Gabrielle Dawn Luna sees her father in every patient she treats.
As an emergency room nurse in the same New Jersey hospital where her father lay dying of Covid-19 last March, Ms. Luna knows firsthand what it’s like for a family to hang on to every new piece of information. She’s become acutely aware of the need to take extra time in explaining developments to a patient’s relatives who are often desperate for updates.
And Ms. Luna has been willing to share her personal loss if it helps, as she did recently with a patient whose husband died. But she has also learned to withhold it to respect each person’s distinct grief, as she did when a colleague’s father also succumbed to the disease.
It’s challenging, she said, to allow herself to grieve enough to help patients without feeling overwhelmed herself.
“Sometimes I think that’s too big a responsibility,” she said. “But that’s the job that I signed up for, right?”
Tom Omaña Luna, was also an emergency nurse and was proud when Ms. Luna joined him in the field. When he died on April 9, Ms. Luna, who also had mild symptoms of Covid-19, took about a week off work.
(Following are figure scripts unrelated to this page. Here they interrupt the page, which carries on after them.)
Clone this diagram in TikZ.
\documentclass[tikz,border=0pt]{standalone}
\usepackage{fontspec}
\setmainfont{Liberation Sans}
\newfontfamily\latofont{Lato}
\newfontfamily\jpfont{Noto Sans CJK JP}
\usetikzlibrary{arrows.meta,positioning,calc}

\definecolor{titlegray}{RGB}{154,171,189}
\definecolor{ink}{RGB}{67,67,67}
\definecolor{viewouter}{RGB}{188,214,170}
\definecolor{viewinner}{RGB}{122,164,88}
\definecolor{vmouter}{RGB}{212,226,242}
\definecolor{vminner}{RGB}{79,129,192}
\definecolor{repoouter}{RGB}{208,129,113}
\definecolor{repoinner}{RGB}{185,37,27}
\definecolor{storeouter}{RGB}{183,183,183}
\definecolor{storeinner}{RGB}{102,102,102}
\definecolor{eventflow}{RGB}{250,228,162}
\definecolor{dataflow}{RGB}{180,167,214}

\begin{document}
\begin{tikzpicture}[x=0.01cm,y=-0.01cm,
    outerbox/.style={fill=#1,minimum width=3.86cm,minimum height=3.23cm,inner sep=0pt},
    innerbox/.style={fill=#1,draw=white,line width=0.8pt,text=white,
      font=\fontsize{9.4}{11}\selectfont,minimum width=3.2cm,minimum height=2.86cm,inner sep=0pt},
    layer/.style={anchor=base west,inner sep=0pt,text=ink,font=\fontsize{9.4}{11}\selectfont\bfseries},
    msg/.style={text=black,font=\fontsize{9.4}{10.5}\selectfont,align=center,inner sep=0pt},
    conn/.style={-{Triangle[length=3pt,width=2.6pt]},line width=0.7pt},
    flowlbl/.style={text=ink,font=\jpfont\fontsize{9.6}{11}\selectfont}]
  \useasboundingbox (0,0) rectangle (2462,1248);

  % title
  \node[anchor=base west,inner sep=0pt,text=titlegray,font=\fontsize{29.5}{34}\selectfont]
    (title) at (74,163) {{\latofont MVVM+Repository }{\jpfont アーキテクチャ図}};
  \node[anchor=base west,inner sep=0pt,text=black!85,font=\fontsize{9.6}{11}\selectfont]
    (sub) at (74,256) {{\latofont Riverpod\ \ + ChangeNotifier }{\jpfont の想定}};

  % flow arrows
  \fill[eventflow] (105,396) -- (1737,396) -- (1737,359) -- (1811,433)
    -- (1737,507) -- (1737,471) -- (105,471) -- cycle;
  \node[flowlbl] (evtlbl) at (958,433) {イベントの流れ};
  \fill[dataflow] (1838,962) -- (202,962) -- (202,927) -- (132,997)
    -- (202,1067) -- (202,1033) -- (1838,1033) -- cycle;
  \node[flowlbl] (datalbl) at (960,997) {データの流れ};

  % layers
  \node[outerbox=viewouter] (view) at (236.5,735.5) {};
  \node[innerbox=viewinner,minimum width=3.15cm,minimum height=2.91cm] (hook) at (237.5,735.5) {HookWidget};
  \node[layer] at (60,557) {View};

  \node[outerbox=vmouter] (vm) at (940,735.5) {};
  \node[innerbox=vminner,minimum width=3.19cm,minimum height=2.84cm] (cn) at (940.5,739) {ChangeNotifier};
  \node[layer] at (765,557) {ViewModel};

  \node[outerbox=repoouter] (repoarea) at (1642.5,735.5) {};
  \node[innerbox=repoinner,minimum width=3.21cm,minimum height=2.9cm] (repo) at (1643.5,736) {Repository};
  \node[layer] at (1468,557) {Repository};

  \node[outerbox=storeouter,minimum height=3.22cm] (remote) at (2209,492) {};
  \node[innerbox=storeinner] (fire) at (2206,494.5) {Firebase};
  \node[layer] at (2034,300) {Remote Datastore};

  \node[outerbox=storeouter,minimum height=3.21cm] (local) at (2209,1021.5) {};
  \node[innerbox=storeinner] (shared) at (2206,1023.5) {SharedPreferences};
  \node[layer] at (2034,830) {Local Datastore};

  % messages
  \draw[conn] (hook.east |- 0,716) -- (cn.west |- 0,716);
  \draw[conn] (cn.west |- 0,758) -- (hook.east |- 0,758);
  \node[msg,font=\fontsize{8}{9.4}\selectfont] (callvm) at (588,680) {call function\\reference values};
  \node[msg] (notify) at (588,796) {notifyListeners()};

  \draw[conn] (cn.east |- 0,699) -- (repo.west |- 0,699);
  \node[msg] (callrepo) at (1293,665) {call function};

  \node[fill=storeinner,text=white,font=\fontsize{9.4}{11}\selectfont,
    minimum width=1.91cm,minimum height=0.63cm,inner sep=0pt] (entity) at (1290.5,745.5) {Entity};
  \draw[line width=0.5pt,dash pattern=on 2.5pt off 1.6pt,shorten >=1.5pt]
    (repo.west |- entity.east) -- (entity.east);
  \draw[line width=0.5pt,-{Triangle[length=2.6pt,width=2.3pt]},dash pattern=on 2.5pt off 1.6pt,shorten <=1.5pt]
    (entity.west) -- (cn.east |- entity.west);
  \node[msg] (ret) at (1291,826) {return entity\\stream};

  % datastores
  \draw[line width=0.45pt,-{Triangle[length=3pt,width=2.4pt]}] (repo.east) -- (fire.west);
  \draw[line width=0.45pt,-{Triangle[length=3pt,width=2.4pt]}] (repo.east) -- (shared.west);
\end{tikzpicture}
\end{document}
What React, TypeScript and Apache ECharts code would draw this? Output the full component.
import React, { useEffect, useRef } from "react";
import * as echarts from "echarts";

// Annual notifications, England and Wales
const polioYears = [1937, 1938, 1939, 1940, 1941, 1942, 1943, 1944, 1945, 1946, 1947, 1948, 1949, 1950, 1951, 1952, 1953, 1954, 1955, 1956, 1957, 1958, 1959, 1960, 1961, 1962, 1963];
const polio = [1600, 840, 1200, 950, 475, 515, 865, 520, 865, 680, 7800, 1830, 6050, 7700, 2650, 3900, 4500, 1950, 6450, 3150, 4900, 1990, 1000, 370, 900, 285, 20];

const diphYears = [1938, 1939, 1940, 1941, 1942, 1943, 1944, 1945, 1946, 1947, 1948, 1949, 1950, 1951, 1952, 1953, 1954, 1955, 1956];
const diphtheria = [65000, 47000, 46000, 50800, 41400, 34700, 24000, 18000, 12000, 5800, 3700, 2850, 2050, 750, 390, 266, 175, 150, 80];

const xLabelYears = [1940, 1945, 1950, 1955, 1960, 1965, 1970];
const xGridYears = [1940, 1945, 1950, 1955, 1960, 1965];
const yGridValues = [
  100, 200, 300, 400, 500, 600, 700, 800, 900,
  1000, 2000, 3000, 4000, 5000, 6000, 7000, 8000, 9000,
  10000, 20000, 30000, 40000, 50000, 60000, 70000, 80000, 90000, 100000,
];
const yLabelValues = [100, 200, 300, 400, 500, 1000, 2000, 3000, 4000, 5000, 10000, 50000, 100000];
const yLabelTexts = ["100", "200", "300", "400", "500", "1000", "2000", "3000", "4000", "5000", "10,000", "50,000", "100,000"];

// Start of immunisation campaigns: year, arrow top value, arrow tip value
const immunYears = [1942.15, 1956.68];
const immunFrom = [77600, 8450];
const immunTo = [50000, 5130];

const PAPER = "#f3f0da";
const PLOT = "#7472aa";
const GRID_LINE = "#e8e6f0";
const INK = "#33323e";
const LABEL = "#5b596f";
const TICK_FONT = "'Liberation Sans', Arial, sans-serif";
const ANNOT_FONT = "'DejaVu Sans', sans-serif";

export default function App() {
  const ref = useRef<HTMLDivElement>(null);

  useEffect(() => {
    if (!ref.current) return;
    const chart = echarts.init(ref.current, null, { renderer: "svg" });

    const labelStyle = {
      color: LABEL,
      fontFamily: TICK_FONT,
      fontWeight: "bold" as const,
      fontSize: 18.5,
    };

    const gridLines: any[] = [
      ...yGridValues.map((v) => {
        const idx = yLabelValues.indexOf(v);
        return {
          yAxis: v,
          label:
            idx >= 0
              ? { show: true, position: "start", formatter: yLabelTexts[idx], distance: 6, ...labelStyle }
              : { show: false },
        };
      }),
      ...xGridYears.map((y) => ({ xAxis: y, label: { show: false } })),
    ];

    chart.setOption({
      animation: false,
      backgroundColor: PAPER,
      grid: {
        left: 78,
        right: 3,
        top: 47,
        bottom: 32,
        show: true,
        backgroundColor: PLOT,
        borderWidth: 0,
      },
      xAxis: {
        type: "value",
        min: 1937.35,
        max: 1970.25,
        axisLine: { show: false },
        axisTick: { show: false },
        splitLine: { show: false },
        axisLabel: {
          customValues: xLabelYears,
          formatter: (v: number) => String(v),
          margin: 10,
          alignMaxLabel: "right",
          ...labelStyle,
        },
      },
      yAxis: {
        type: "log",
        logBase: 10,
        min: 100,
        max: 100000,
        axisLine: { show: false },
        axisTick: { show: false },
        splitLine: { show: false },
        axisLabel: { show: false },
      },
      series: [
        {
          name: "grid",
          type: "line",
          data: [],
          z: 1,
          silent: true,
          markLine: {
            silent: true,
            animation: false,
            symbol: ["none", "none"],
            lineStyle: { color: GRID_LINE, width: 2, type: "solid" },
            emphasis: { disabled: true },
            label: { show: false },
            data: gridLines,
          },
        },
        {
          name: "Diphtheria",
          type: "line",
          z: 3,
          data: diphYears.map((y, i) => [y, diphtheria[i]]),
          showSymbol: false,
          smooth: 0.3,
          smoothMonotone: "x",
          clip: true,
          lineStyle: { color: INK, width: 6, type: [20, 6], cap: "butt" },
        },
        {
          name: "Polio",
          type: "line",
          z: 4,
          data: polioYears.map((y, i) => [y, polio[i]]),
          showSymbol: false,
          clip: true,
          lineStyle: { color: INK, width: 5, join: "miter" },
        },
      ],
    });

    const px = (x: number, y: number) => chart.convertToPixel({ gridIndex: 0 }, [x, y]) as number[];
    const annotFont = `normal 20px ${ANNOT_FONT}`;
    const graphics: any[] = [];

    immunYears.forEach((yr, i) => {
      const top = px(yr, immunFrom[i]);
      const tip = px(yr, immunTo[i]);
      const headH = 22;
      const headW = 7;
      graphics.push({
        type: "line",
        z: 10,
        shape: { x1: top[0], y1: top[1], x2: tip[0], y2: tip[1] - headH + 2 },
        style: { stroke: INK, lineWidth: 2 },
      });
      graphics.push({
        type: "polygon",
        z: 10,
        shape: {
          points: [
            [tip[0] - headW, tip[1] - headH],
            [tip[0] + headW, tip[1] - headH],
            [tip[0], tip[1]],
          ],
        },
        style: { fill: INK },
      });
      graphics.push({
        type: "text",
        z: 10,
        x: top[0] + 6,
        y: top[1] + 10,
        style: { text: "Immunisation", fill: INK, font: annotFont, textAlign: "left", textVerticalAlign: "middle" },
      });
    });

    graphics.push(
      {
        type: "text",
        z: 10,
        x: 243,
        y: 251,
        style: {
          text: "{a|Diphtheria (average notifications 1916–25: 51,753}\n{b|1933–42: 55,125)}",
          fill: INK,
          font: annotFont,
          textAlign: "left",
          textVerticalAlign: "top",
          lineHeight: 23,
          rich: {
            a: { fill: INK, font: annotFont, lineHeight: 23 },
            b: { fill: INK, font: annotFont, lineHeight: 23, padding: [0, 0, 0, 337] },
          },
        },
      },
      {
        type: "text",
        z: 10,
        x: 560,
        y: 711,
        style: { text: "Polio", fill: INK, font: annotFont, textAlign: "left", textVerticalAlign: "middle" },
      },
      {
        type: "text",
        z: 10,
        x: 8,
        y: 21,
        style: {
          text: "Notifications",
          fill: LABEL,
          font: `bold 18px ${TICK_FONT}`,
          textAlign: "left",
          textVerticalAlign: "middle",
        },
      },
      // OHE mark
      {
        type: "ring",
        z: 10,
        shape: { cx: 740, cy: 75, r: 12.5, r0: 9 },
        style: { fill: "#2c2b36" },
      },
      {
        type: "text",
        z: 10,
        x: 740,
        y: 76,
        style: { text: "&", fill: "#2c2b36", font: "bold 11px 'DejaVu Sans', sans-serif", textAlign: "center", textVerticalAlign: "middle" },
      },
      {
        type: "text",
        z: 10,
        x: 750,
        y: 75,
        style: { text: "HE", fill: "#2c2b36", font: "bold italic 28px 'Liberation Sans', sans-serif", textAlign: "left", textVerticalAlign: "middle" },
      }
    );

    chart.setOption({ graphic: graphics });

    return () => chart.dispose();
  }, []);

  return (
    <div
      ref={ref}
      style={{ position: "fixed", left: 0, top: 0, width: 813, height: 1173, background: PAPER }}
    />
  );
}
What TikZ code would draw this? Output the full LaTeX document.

Her mother, a nurse at a long-term-care facility, spent about six weeks at home afterward.
“She didn’t want me to go back to work for fear that something would happen to me, too,” Ms. Luna said. “But I had to go back. They needed me.”
When her hospital in Teaneck, N.J., swelled with virus patients, she struggled with stress, burnout and a nagging fear that left her grief an open wound: “Did I give it to him? I don’t want to think about that, but it’s a possibility.”
Like the Lunas, many who have been treating the millions of coronavirus patients in the United States over the past year come from families defined by medicine. It is a calling passed through generations, one that binds spouses and connects siblings who are states apart.